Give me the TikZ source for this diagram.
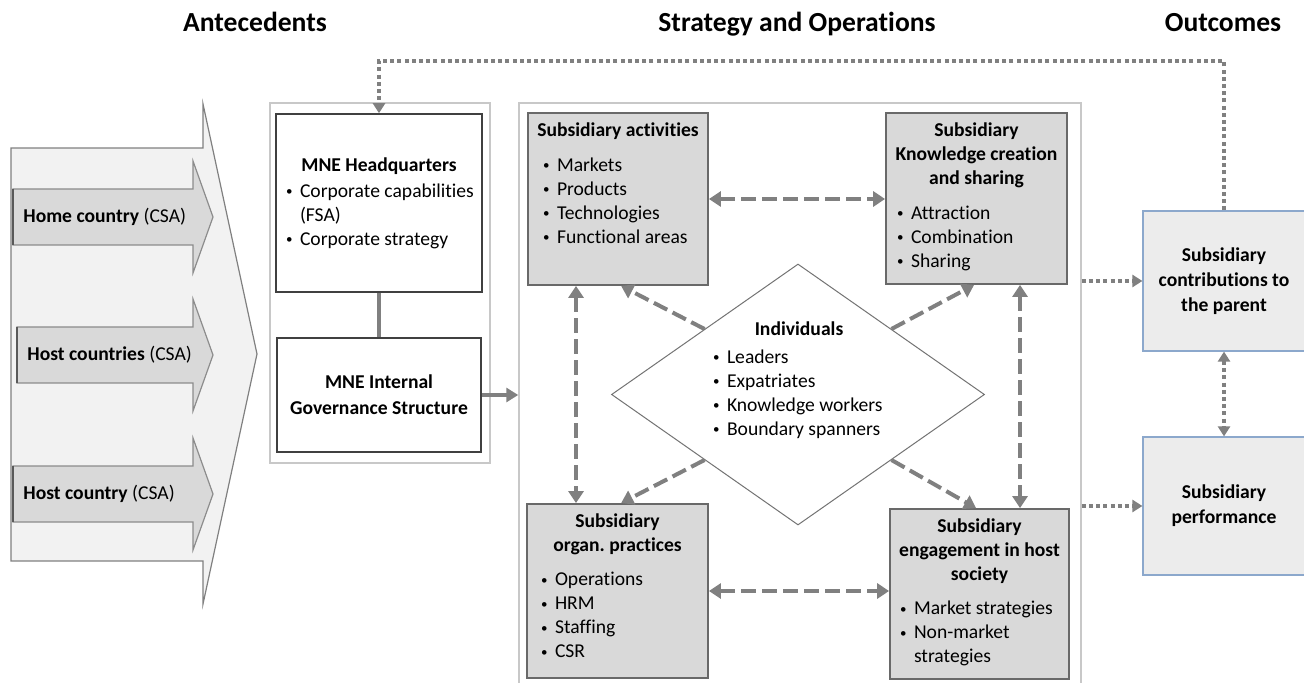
\documentclass[tikz,border=0pt]{standalone}
\usepackage{fontspec}
\setmainfont{Carlito}[Ligatures=NoCommon]
\usetikzlibrary{arrows.meta,shapes.geometric}

\definecolor{arrgray}{RGB}{128,128,128}
\definecolor{subfill}{RGB}{217,217,217}
\definecolor{subline}{RGB}{105,105,105}
\definecolor{outfill}{RGB}{236,236,236}
\definecolor{outline}{RGB}{140,168,204}
\definecolor{framegray}{RGB}{200,200,200}
\definecolor{csafill}{RGB}{242,242,242}

\newcommand{\blt}{\makebox[7pt][l]{\raisebox{0.9pt}{\fontsize{6.5}{6}\selectfont\textbullet}}}

\tikzset{
  heading/.style={anchor=base, font=\fontsize{13.8}{16}\selectfont\bfseries},
  txt/.style={font=\fontsize{9.8}{12}\selectfont},
  frame/.style={draw=framegray, line width=0.75pt},
  hqbox/.style={txt, draw=black!75, fill=white, line width=0.75pt, inner sep=0pt},
  subbox/.style={txt, draw=subline, fill=subfill, line width=0.9pt, inner sep=0pt},
  outbox/.style={txt, draw=outline, fill=outfill, line width=0.6pt, align=center,
    minimum width=81pt, font=\fontsize{9.8}{12.5}\selectfont\bfseries},
  dasharr/.style={draw=arrgray, line width=2pt, dash pattern=on 7.5pt off 3pt,
    {Triangle[length=6pt,width=7.5pt]}-{Triangle[length=6pt,width=7.5pt]}},
  dashone/.style={draw=arrgray, line width=2pt, dash pattern=on 7.5pt off 3pt,
    -{Triangle[length=6pt,width=7.5pt]}},
  dotarr/.style={draw=arrgray, line width=1.6pt, dash pattern=on 2pt off 1.6pt,
    -{Triangle[length=5pt,width=6pt]}},
  dotboth/.style={dotarr, {Triangle[length=5pt,width=6pt]}-{Triangle[length=5pt,width=6pt]}},
  solidarr/.style={draw=arrgray, line width=2pt, -{Triangle[length=6pt,width=7pt]}}
}

\begin{document}
\begin{tikzpicture}[x=0.5pt, y=-0.5pt]
  \useasboundingbox (0,0) rectangle (1304,683);

  \node[heading] (hant) at (255,32) {Antecedents};
  \node[heading] (hstr) at (797,32) {Strategy and Operations};
  \node[heading] (hout) at (1223,32) {Outcomes};

  % country level arrows
  \draw[draw=black!50, fill=csafill, line width=0.6pt]
    (11,148) -- (203,148) -- (203,104) -- (257,354) -- (203,604) -- (203,561) -- (11,561) -- cycle;
  \foreach \yc/\xl/\n/\lbl in {217/13/1/Home country, 355/17/2/Host countries, 494/13/3/Host country}{
    \draw[draw=black!45, fill=subfill, line width=0.6pt]
      (\xl,\yc-28) -- (193,\yc-28) -- (193,\yc-56) -- (213,\yc) -- (193,\yc+56)
      -- (193,\yc+28) -- (\xl,\yc+28) -- cycle;
    \draw[black!65, line width=1.2pt] (\xl,\yc-28) -- (\xl,\yc+28);
    \node[txt, anchor=west, inner sep=0pt] (csa\n) at (\xl+10,\yc) {\textbf{\lbl} (CSA)};
  }

  % headquarters side
  \node[frame, minimum width=110pt, minimum height=180pt] (mne) at (380,283) {};
  \node[hqbox] (hq) at (379,203) {\parbox[c][89pt][c]{103pt}{%
    \centering\textbf{MNE Headquarters}\par\vspace{1pt}
    \raggedright\leftskip=5pt
    \blt Corporate capabilities\par
    \hspace*{7pt}(FSA)\par
    \blt Corporate strategy\par}};
  \node[hqbox] (gov) at (379,395) {\parbox[c][57pt][c]{102pt}{%
    \centering\bfseries MNE Internal\\[1pt] Governance Structure}};
  \draw[arrgray, line width=2pt] (hq) -- (gov);

  % subsidiary strategy and operations
  \node[frame, minimum width=281pt, minimum height=298.5pt] (strat) at (800,401.5) {};

  \node[subbox] (act) at (618,199) {\parbox[c][86pt][t]{90pt}{%
    \vspace*{3.3pt}\centering\strut\textbf{Subsidiary activities}\par\vspace{5.5pt}
    \raggedright\leftskip=7.5pt
    \blt Markets\par \blt Products\par \blt Technologies\par \blt Functional areas\par}};
  \node[subbox] (know) at (976.5,198.5) {\parbox[c][85.5pt][t]{90.5pt}{%
    \vspace*{3.3pt}\centering\bfseries\strut Subsidiary\\ Knowledge creation\\ and sharing\par
    \vspace{5.5pt}\mdseries\raggedright\leftskip=5.5pt
    \blt Attraction\par \blt Combination\par \blt Sharing\par}};
  \node[subbox] (org) at (617.5,591) {\parbox[c][87pt][t]{90.5pt}{%
    \vspace*{3.5pt}\centering\bfseries\strut Subsidiary\\ organ.\ practices\par
    \vspace{5pt}\mdseries\raggedright\leftskip=7pt
    \blt Operations\par \blt HRM\par \blt Staffing\par \blt CSR\par}};
  \node[subbox] (eng) at (979.5,594) {\parbox[c][85pt][t]{89.5pt}{%
    \vspace*{3.5pt}\centering\bfseries\strut Subsidiary\\ engagement in host\\ society\par
    \vspace{5pt}\mdseries\raggedright\leftskip=5pt
    \blt Market strategies\par \blt Non-market\par \hspace*{7pt}strategies\par}};

  \node[diamond, draw=black!55, fill=white, line width=0.5pt, minimum width=186.5pt,
    minimum height=130.5pt, inner sep=0pt] (ind) at (798,394.5) {};
  \node[txt, anchor=north, inner sep=0pt] (indtxt) at (799,318) {\parbox[t]{86pt}{%
    \centering\strut\textbf{Individuals}\par\vspace{2pt}
    \raggedright
    \blt Leaders\par \blt Expatriates\par \blt Knowledge workers\par \blt Boundary spanners\par}};

  % outcomes
  \node[outbox, minimum height=70pt] (contrib) at (1224,281)
    {Subsidiary\\ contributions to\\ the parent};
  \node[outbox, minimum height=69pt] (perf) at (1224,506)
    {Subsidiary\\ performance};

  % links
  \draw[solidarr] (gov.east) -- (gov.east -| strat.west);
  \draw[dasharr] (act.east) -- (act.east -| know.west);
  \draw[dasharr] (org.east) -- (org.east -| eng.west);
  \draw[dasharr] ([xshift=-21pt]act.south) -- ([xshift=-21pt]act.south |- org.north);
  \draw[dasharr] ([xshift=21.75pt]know.south) -- ([xshift=21.75pt]know.south |- eng.north);
  \draw[dashone] (ind.north west) -- ([xshift=47pt]act.south west);
  \draw[dashone] (ind.north east) -- ([xshift=44.5pt]know.south west);
  \draw[dashone] (ind.south west) -- ([xshift=47.5pt]org.north west);
  \draw[dashone] (ind.south east) -- ([xshift=43.5pt]eng.north west);

  \draw[dotarr] (contrib.west -| strat.east) -- (contrib.west);
  \draw[dotarr] (perf.west -| strat.east) -- (perf.west);
  \draw[dotboth] (contrib.south) -- (perf.north);
  \coordinate (fbtop) at (0,61);
  \draw[dotarr] (contrib.north) -- (contrib.north |- fbtop) -- (hq.north |- fbtop) -- (hq.north);
\end{tikzpicture}
\end{document}
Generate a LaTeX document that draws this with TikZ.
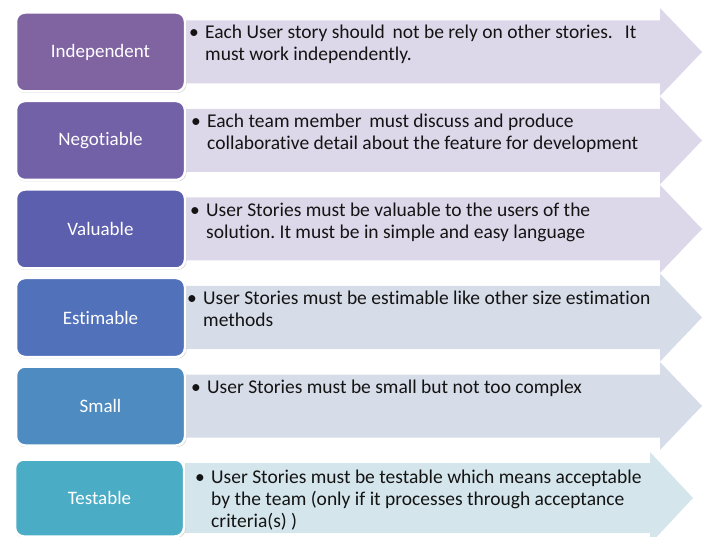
\documentclass[tikz,border=0pt]{standalone}
\usepackage{fontspec}
\setmainfont{Carlito}[Ligatures=NoCommon]
\usepackage{xcolor}
\usepackage{tikz}
\usetikzlibrary{shadows}
\definecolor{indepcol}{RGB}{128, 100, 162}
\definecolor{negotcol}{RGB}{115, 97, 168}
\definecolor{valucol}{RGB}{92, 94, 174}
\definecolor{estimcol}{RGB}{81, 113, 186}
\definecolor{smallcol}{RGB}{77, 139, 192}
\definecolor{testacol}{RGB}{75, 172, 198}
\definecolor{arrowlav}{RGB}{220, 216, 233}
\definecolor{arrowgray}{RGB}{214, 220, 232}
\definecolor{arrowblue}{RGB}{212, 229, 236}
\definecolor{notetextcol}{RGB}{20, 20, 20}

\tikzset{
    storybox/.style={rounded corners=9pt, draw=white, line width=2.5pt,
        minimum width=169pt, minimum height=79pt, text=white,
        font=\fontsize{19}{22}\selectfont,
        drop shadow={shadow xshift=0.6pt, shadow yshift=-1pt, shadow scale=1.012, opacity=0.3}},
    notetext/.style={anchor=base west, inner sep=0pt, text=notetextcol,
        font=\fontsize{19.5}{22}\selectfont}
}
\newcommand{\notebody}[1]{\makebox[16pt][l]{\textbullet}\parbox[t]{480pt}{\frenchspacing #1}}

\begin{document}
\begin{tikzpicture}[x=1pt, y=-1pt]
    \useasboundingbox (0,0) rectangle (704,537);

    % Arrows
    \fill[arrowlav] (185,20.5) -- (660,20.5) -- (660,8) -- (702,52) -- (660,96) -- (660,83.5) -- (185,83.5) -- cycle;
    \fill[arrowlav] (185,109) -- (660,109) -- (660,96.5) -- (702,140.5) -- (660,184.5) -- (660,172) -- (185,172) -- cycle;
    \fill[arrowlav] (185,197.5) -- (660,197.5) -- (660,185) -- (702,229) -- (660,273) -- (660,260.5) -- (185,260.5) -- cycle;
    \fill[arrowgray] (185,286) -- (660,286) -- (660,273.5) -- (702,317.5) -- (660,361.5) -- (660,349) -- (185,349) -- cycle;
    \fill[arrowgray] (185,374.5) -- (660,374.5) -- (660,362) -- (702,406) -- (660,450) -- (660,437.5) -- (185,437.5) -- cycle;
    \fill[arrowblue] (185,463) -- (650,463) -- (650,452) -- (693,498) -- (650,544) -- (650,533) -- (185,533) -- cycle;

    % Boxes
    \node[storybox, fill=indepcol] (indep) at (100.5,52) {Independent};
    \node[storybox, fill=negotcol] (negot) at (100.5,140.5) {Negotiable};
    \node[storybox, fill=valucol] (valu) at (100.5,229) {Valuable};
    \node[storybox, fill=estimcol] (estim) at (100.5,317.5) {Estimable};
    \node[storybox, fill=smallcol] (small) at (100.5,406) {Small};
    \node[storybox, fill=testacol, minimum height=77pt] (testa) at (99.5,498) {Testable};

    % Notes
    \node[notetext] (indep-note) at (189,39) {\notebody{Each User story should\, not be rely on other stories.\ \, It\\must work independently.}};
    \node[notetext] (negot-note) at (191,128) {\notebody{Each team member\, must discuss and produce\\collaborative detail about the feature for development}};
    \node[notetext] (valu-note) at (190,216.5) {\notebody{User Stories must be valuable to the users of the\\solution. It must be in simple and easy language}};
    \node[notetext] (estim-note) at (187,305) {\notebody{User Stories must be estimable like other size estimation\\methods}};
    \node[notetext] (small-note) at (191,393.5) {\notebody{User Stories must be small but not too complex}};
    \node[notetext] (testa-note) at (195,483) {\notebody{User Stories must be testable which means acceptable\\by the team (only if it processes through acceptance\\criteria(s) )}};
\end{tikzpicture}
\end{document}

================================

Written exercise
Exactly and only the lines from the line with "Generate a LaTeX" to the line with "(0,0) rectangle (704,537);", both ends included, should be echoed. Do not carry over the pictures.

Answer below
Generate a LaTeX document that draws this with TikZ.
\documentclass[tikz,border=0pt]{standalone}
\usepackage{fontspec}
\setmainfont{Carlito}[Ligatures=NoCommon]
\usepackage{xcolor}
\usepackage{tikz}
\usetikzlibrary{shadows}
\definecolor{indepcol}{RGB}{128, 100, 162}
\definecolor{negotcol}{RGB}{115, 97, 168}
\definecolor{valucol}{RGB}{92, 94, 174}
\definecolor{estimcol}{RGB}{81, 113, 186}
\definecolor{smallcol}{RGB}{77, 139, 192}
\definecolor{testacol}{RGB}{75, 172, 198}
\definecolor{arrowlav}{RGB}{220, 216, 233}
\definecolor{arrowgray}{RGB}{214, 220, 232}
\definecolor{arrowblue}{RGB}{212, 229, 236}
\definecolor{notetextcol}{RGB}{20, 20, 20}

\tikzset{
    storybox/.style={rounded corners=9pt, draw=white, line width=2.5pt,
        minimum width=169pt, minimum height=79pt, text=white,
        font=\fontsize{19}{22}\selectfont,
        drop shadow={shadow xshift=0.6pt, shadow yshift=-1pt, shadow scale=1.012, opacity=0.3}},
    notetext/.style={anchor=base west, inner sep=0pt, text=notetextcol,
        font=\fontsize{19.5}{22}\selectfont}
}
\newcommand{\notebody}[1]{\makebox[16pt][l]{\textbullet}\parbox[t]{480pt}{\frenchspacing #1}}

\begin{document}
\begin{tikzpicture}[x=1pt, y=-1pt]
    \useasboundingbox (0,0) rectangle (704,537);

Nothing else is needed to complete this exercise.